Nach ähnlich-cinemaskopischen Highlights sucht man freilich jetzt in dem - passend zur Adventszeit - sowohl in der ARD Mediathek als auch (gestern Abend) im Ersten gezeigten Biopic Bach - Ein Weihnachtswunder, das von Christian Schnalke (Buch) und Florian Baxmeyer (Regie) "filmkünstlerisch" verantwortet wurde, vergeblich.
Zu sehen und zu hören war eine den bildungsbürgerlichen Grundansprch nicht allzu überfordernde und teilweise ganz gut recherchierte Film-Geschichte über den mittlerweile 50-jährigen Leipziger Thomaskantor J.S. Bach, der - unter tyrannischer Ausübung seiner Familienoberhauptheit - mit den allerletzten Noten seines bis zum ersten Weihnachtsfeiertag fertig zu komponierenden Weihnachtsoratoriums zu kämpfen hat:
"Der mächtige Stadtrat Stieglitz (Thorsten Merten) weist ihn in die Schranken: Bach soll nicht wieder 'opernhafte' Musik komponieren. Bach wagt den gefährlichen Widerspruch zur Obrigkeit. Rückhalt findet er bei seiner Frau, der begabten Sängerin Anna 'Magdalena' Bach (Verena Altenberger), die sich klug an Stieglitz‘ Ehefrau Maria (Christina Große) wendet. Die 8-jährige Elisabeth (Lotta Herzog) besorgt auf eigene Faust den Weihnachtsbaum. Je näher die Aufführung rückt, umso mehr braucht der Komponist die Unterstützung seiner Familie, doch erst als der Patriarch dem Talent des von ihm geringgeschätzten Sohns Emanuel (Ludwig Simon) vertraut, gelingt das ambitionierte Werk. Um das Weihnachtsoratorium in der Thomaskirche aufzuführen, arbeiten die Bachs nun Tag und Nacht – bis plötzlich der zehnjährige Gottfried (German von Beug) spurlos verschwindet." (Quelle: Das Erste)
Devid Striesow spielt den körperlich recht wuchtig daherkommenden Bach, und wie er das macht, zeugt (wie immer im Fall von Striesow) von einer schauspielerischen Delikatesse sondergleichen; und eigentlich war nur er es, dessentwegen es mich rein zufällig am Fernseher hielt, denn ursprünglich wollte ich mir auf Prime Kubricks Horrorfilm Shining, den ich schon seit Jahren und Jahrzehnten nicht mehr sah, reinziehen.
Im Mittelpunkt des weihnachtlichen Bach-Films steht das familiäre Umfeld - und wir erfahren beispielsweise, dass sieben Kinder, die der alte Bach mit seiner zweiten Frau Anna-Magdalena zeugte, entweder Totgeburten oder zu früh gestorben waren; ganz schön viel auf einmal. Und schon wieder ist die Gattin schwanger und verheimlicht es bis kurz vor Filmschluss, weil sie ihren Gatten während seiner Arbeit nicht hiermit belasten oder belästigen will.

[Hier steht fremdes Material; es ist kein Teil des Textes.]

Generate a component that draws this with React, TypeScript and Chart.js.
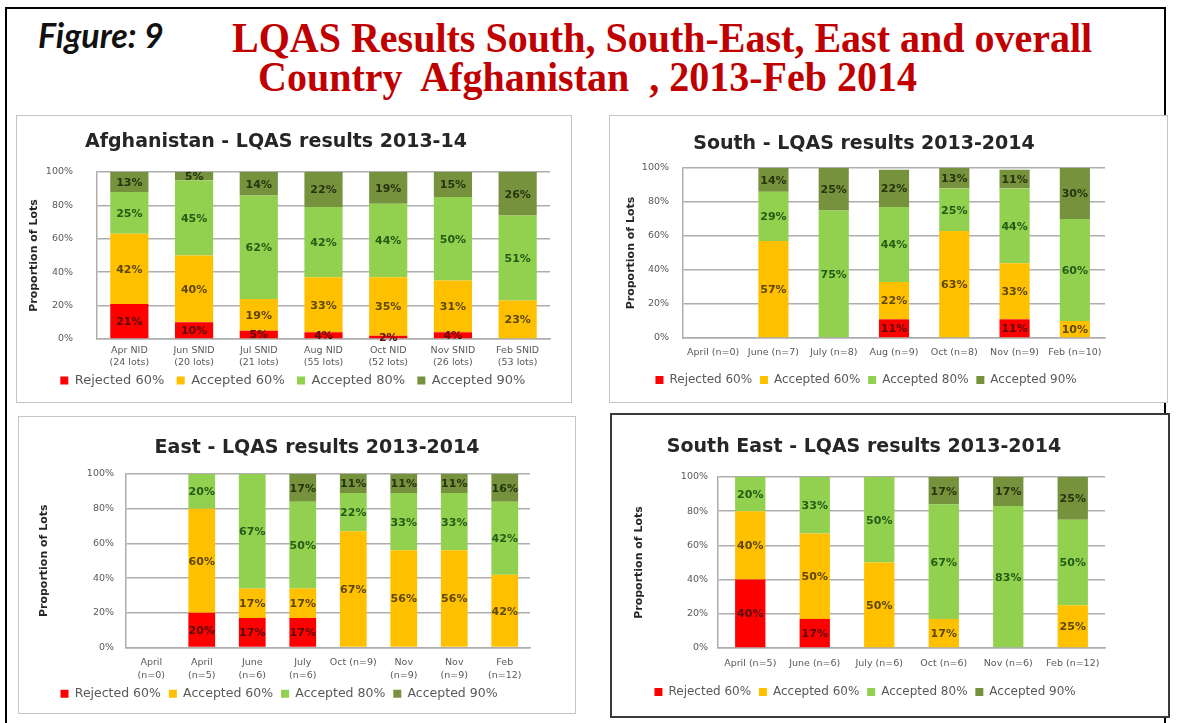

Die wahrscheinlich konfliktbeladenste Beziehung in der Großfamilie besteht zwischen Vater Bach und Carl Philipp Emanuel, seinem Sohn aus erster Ehe - der war lt. Filmplot (von seiner Stiefmutter gerufen) kurz mal zu Besuch, wurde dann allerdings von seinem Vater wenig oder nicht beachtet. Der Lieblingssohn des alten Bach, Carl Philipp Emanuels älterer Bruder Friedemann (Dominic Marcus Singer), versuchte zwar zwischen den beiden zu vermitteln, aber erst zum glücklichen Filmende - als dann auch der wegen all der Familienstreitigkeiten verzweifelt ausgebüchste schwachsinnige Bach-Sohn Gottfried von seinen Liebsten wiedergefunden und -aufgegriffen wurde - fand eine gewisse menschliche Annäherung zwischen den beiden statt; Carl Philipp Emanuel sollte nämlich beim Fertigstellen der WO-Noten behilflich sein.
Künstler sind gottlob dann auch nur Menschen - das war und ist die Quintessenz dieses etwas seichten Unterhaltungsstreifens mit Musik; und anstatt sich ausschließlich aus dem unüberschaubaren Kosmos der Bach'schen Kompositionen zu bedienen, "komponierte" Martina Eisenreich für diesen Film noch ihre hochbanalen Einfälle dazu; das klang schon mehr als peinlich.
"Jauchzet, frohlocket!"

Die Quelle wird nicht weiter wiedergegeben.